Given problem: Type out the complete listing below word for word, without its pictures.

--- start of Recorded data ---

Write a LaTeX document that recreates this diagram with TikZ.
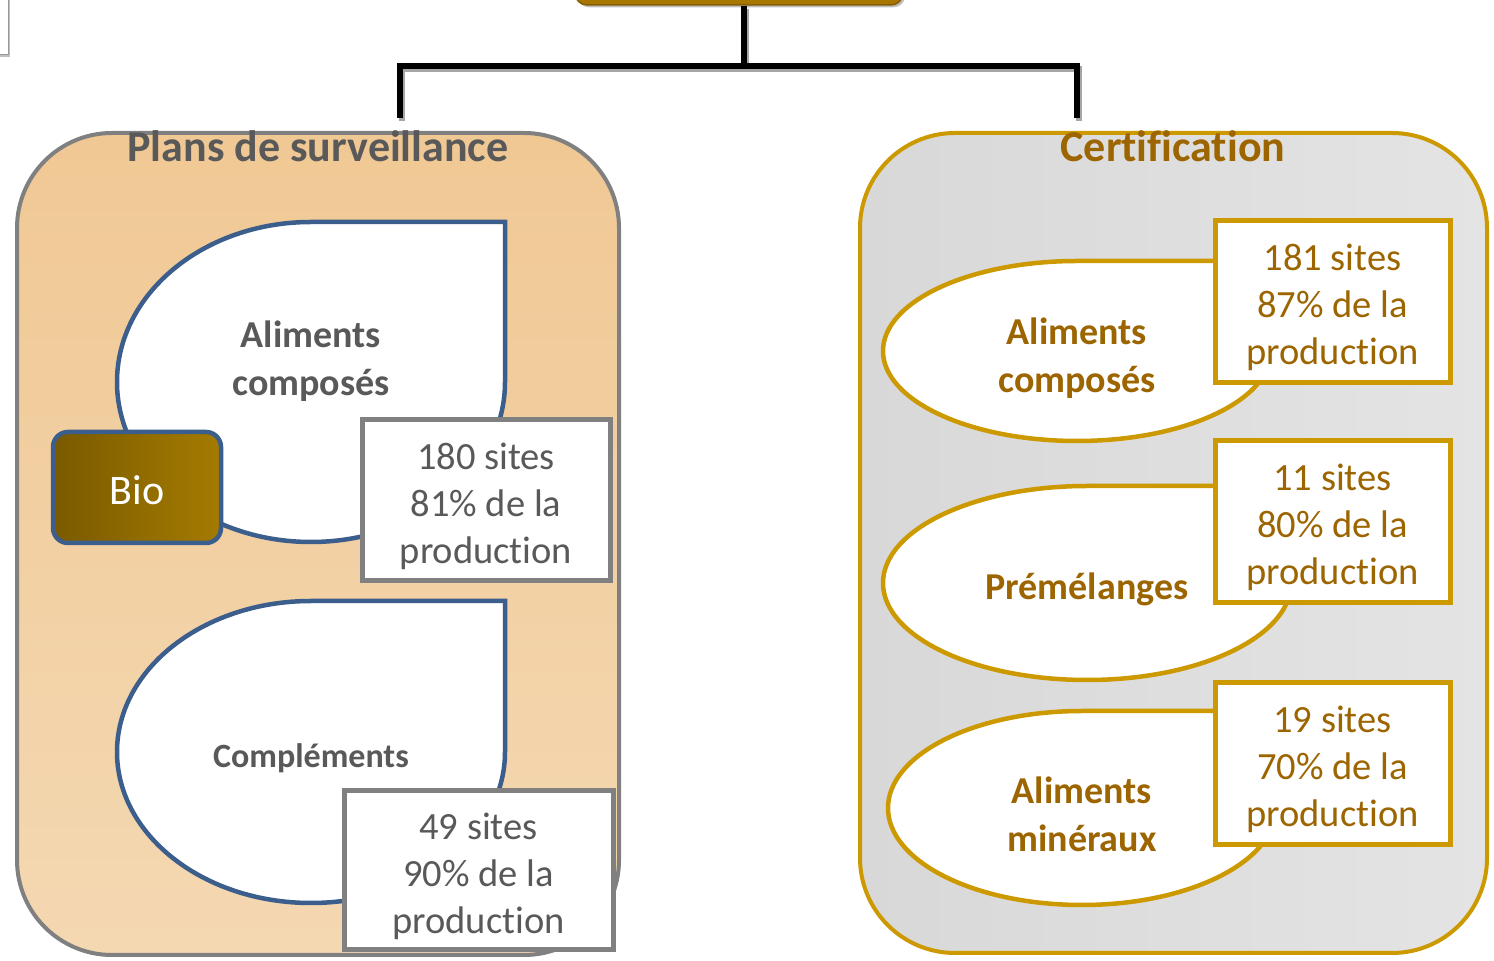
\documentclass[tikz,border=0pt]{standalone}
\usepackage{fontspec}
\setmainfont{Carlito}[Ligatures={NoCommon,NoContextual},Contextuals=NoAlternate]
\usetikzlibrary{positioning,shadows}

\definecolor{gold}{HTML}{CC9900}
\definecolor{goldtext}{HTML}{9C6500}
\definecolor{tearblue}{HTML}{3B5E8C}
\definecolor{greytext}{HTML}{595959}
\definecolor{framegrey}{HTML}{808080}
\definecolor{peachA}{HTML}{F0C894}
\definecolor{peachB}{HTML}{F4D8B2}
\definecolor{silverA}{HTML}{D8D8D8}
\definecolor{silverB}{HTML}{E4E4E4}
\definecolor{bioA}{HTML}{7A5A00}
\definecolor{bioB}{HTML}{A57B00}
\definecolor{rootfill}{HTML}{A87700}
\newcommand{\toppad}{\rule{0pt}{38pt}}

\begin{document}
\begin{tikzpicture}[x=1pt,y=1pt,
 panel/.style={rectangle,rounded corners=95pt,line width=4pt},
 title/.style={font=\fontsize{44}{50}\selectfont\bfseries},
 tearL/.style={draw=tearblue,fill=white,line width=4.5pt},
 tearR/.style={draw=gold,fill=white,line width=4.5pt},
 tearlbl/.style={align=center,font=\fontsize{38}{48}\selectfont\bfseries},
 countbox/.style={rectangle,fill=white,line width=5pt,align=center,font=\fontsize{38.5}{47}\selectfont},
 tree/.style={line width=6pt,preaction={draw=black!35,line width=6pt,transform canvas={shift={(2pt,-3pt)}}}}]
\useasboundingbox (0,0) rectangle (1494,961);

% top of the hierarchy, mostly off the page
\node[draw=framegrey!80,fill=white,line width=1pt,drop shadow,minimum width=100pt,minimum height=100pt] (stub) at (-42,956) {};
\node[rectangle,rounded corners=12pt,fill=rootfill,draw=rootfill!80!black,line width=1.5pt,drop shadow,minimum width=328pt,minimum height=70pt] (root) at (739,991) {};

% the two panels
\node[panel,draw=framegrey,top color=peachA,bottom color=peachB,minimum width=602pt,minimum height=822pt] (plans) at (318,417) {};
\node[panel,draw=gold,left color=silverA,right color=silverB,minimum width=627pt,minimum height=820pt] (cert) at (1173.5,418) {};
\node[title,text=greytext] (plansTitle) at (318,815) {Plans de surveillance};
\node[title,text=goldtext] (certTitle) at (1173,815) {Certification};

\coordinate (plansIn) at (400,843);
\coordinate (certIn) at (1077,843);
\draw[tree] ([xshift=5pt]root.south) -- ++(0,-60) -| (plansIn);
\draw[tree] ([xshift=5pt]root.south) -- ++(0,-60) -| (certIn);

% plans de surveillance
\draw[tearL] (311,739) arc[start angle=90,end angle=360,x radius=194,y radius=160] -- (505,739) -- cycle;
\node[tearlbl,text=greytext] (acL) at (311,600) {Aliments\\compos\'es};
\node[rectangle,rounded corners=15pt,draw=tearblue,line width=4.5pt,left color=bioA,right color=bioB,minimum width=168pt,minimum height=111pt,text=white,font=\fontsize{42}{48}\selectfont,text height=35pt,text depth=0pt] (bio) at (137,473.5) {Bio};
\node[countbox,draw=framegrey,text=greytext,minimum width=248pt,minimum height=161pt] (acLn) at (486,460.5) {\toppad180 sites\\81\% de la\\production};

\draw[tearL] (311,360) arc[start angle=90,end angle=360,x radius=194,y radius=151] -- (505,360) -- cycle;
\node[tearlbl,text=greytext,font=\fontsize{34}{40}\selectfont\bfseries] (comp) at (311,203) {Compl\'ements};
\node[countbox,draw=framegrey,text=greytext,minimum width=269pt,minimum height=159pt] (compn) at (478.5,90.5) {\toppad49 sites\\90\% de la\\production};

% certification
\draw[tearR] (1077,700) arc[start angle=90,end angle=360,x radius=194,y radius=90] -- (1271,700) -- cycle;
\node[tearlbl,text=goldtext] (acR) at (1077,603) {Aliments\\compos\'es};
\node[countbox,draw=gold,text=goldtext,minimum width=235pt,minimum height=162pt] (acRn) at (1332.5,659) {\toppad181 sites\\87\% de la\\production};

\draw[tearR] (1087,475) arc[start angle=90,end angle=360,x radius=204,y radius=97] -- (1291,475) -- cycle;
\node[tearlbl,text=goldtext] (prem) at (1087,372) {Pr\'em\'elanges};
\node[countbox,draw=gold,text=goldtext,minimum width=235pt,minimum height=162pt] (premn) at (1332.5,439) {\toppad11 sites\\80\% de la\\production};

\draw[tearR] (1082,250) arc[start angle=90,end angle=360,x radius=194,y radius=97] -- (1276,250) -- cycle;
\node[tearlbl,text=goldtext] (amin) at (1082,147) {Aliments\\min\'eraux};
\node[countbox,draw=gold,text=goldtext,minimum width=235pt,minimum height=162pt] (aminn) at (1332.5,197) {\toppad19 sites\\70\% de la\\production};
\end{tikzpicture}
\end{document}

--- end of Recorded data ---

Response below:
Write a LaTeX document that recreates this diagram with TikZ.
\documentclass[tikz,border=0pt]{standalone}
\usepackage{fontspec}
\setmainfont{Carlito}[Ligatures={NoCommon,NoContextual},Contextuals=NoAlternate]
\usetikzlibrary{positioning,shadows}

\definecolor{gold}{HTML}{CC9900}
\definecolor{goldtext}{HTML}{9C6500}
\definecolor{tearblue}{HTML}{3B5E8C}
\definecolor{greytext}{HTML}{595959}
\definecolor{framegrey}{HTML}{808080}
\definecolor{peachA}{HTML}{F0C894}
\definecolor{peachB}{HTML}{F4D8B2}
\definecolor{silverA}{HTML}{D8D8D8}
\definecolor{silverB}{HTML}{E4E4E4}
\definecolor{bioA}{HTML}{7A5A00}
\definecolor{bioB}{HTML}{A57B00}
\definecolor{rootfill}{HTML}{A87700}
\newcommand{\toppad}{\rule{0pt}{38pt}}

\begin{document}
\begin{tikzpicture}[x=1pt,y=1pt,
 panel/.style={rectangle,rounded corners=95pt,line width=4pt},
 title/.style={font=\fontsize{44}{50}\selectfont\bfseries},
 tearL/.style={draw=tearblue,fill=white,line width=4.5pt},
 tearR/.style={draw=gold,fill=white,line width=4.5pt},
 tearlbl/.style={align=center,font=\fontsize{38}{48}\selectfont\bfseries},
 countbox/.style={rectangle,fill=white,line width=5pt,align=center,font=\fontsize{38.5}{47}\selectfont},
 tree/.style={line width=6pt,preaction={draw=black!35,line width=6pt,transform canvas={shift={(2pt,-3pt)}}}}]
\useasboundingbox (0,0) rectangle (1494,961);

% top of the hierarchy, mostly off the page
\node[draw=framegrey!80,fill=white,line width=1pt,drop shadow,minimum width=100pt,minimum height=100pt] (stub) at (-42,956) {};
\node[rectangle,rounded corners=12pt,fill=rootfill,draw=rootfill!80!black,line width=1.5pt,drop shadow,minimum width=328pt,minimum height=70pt] (root) at (739,991) {};

% the two panels
\node[panel,draw=framegrey,top color=peachA,bottom color=peachB,minimum width=602pt,minimum height=822pt] (plans) at (318,417) {};
\node[panel,draw=gold,left color=silverA,right color=silverB,minimum width=627pt,minimum height=820pt] (cert) at (1173.5,418) {};
\node[title,text=greytext] (plansTitle) at (318,815) {Plans de surveillance};
\node[title,text=goldtext] (certTitle) at (1173,815) {Certification};

\coordinate (plansIn) at (400,843);
\coordinate (certIn) at (1077,843);
\draw[tree] ([xshift=5pt]root.south) -- ++(0,-60) -| (plansIn);
\draw[tree] ([xshift=5pt]root.south) -- ++(0,-60) -| (certIn);

% plans de surveillance
\draw[tearL] (311,739) arc[start angle=90,end angle=360,x radius=194,y radius=160] -- (505,739) -- cycle;
\node[tearlbl,text=greytext] (acL) at (311,600) {Aliments\\compos\'es};
\node[rectangle,rounded corners=15pt,draw=tearblue,line width=4.5pt,left color=bioA,right color=bioB,minimum width=168pt,minimum height=111pt,text=white,font=\fontsize{42}{48}\selectfont,text height=35pt,text depth=0pt] (bio) at (137,473.5) {Bio};
\node[countbox,draw=framegrey,text=greytext,minimum width=248pt,minimum height=161pt] (acLn) at (486,460.5) {\toppad180 sites\\81\% de la\\production};

\draw[tearL] (311,360) arc[start angle=90,end angle=360,x radius=194,y radius=151] -- (505,360) -- cycle;
\node[tearlbl,text=greytext,font=\fontsize{34}{40}\selectfont\bfseries] (comp) at (311,203) {Compl\'ements};
\node[countbox,draw=framegrey,text=greytext,minimum width=269pt,minimum height=159pt] (compn) at (478.5,90.5) {\toppad49 sites\\90\% de la\\production};

% certification
\draw[tearR] (1077,700) arc[start angle=90,end angle=360,x radius=194,y radius=90] -- (1271,700) -- cycle;
\node[tearlbl,text=goldtext] (acR) at (1077,603) {Aliments\\compos\'es};
\node[countbox,draw=gold,text=goldtext,minimum width=235pt,minimum height=162pt] (acRn) at (1332.5,659) {\toppad181 sites\\87\% de la\\production};

\draw[tearR] (1087,475) arc[start angle=90,end angle=360,x radius=204,y radius=97] -- (1291,475) -- cycle;
\node[tearlbl,text=goldtext] (prem) at (1087,372) {Pr\'em\'elanges};
\node[countbox,draw=gold,text=goldtext,minimum width=235pt,minimum height=162pt] (premn) at (1332.5,439) {\toppad11 sites\\80\% de la\\production};

\draw[tearR] (1082,250) arc[start angle=90,end angle=360,x radius=194,y radius=97] -- (1276,250) -- cycle;
\node[tearlbl,text=goldtext] (amin) at (1082,147) {Aliments\\min\'eraux};
\node[countbox,draw=gold,text=goldtext,minimum width=235pt,minimum height=162pt] (aminn) at (1332.5,197) {\toppad19 sites\\70\% de la\\production};
\end{tikzpicture}
\end{document}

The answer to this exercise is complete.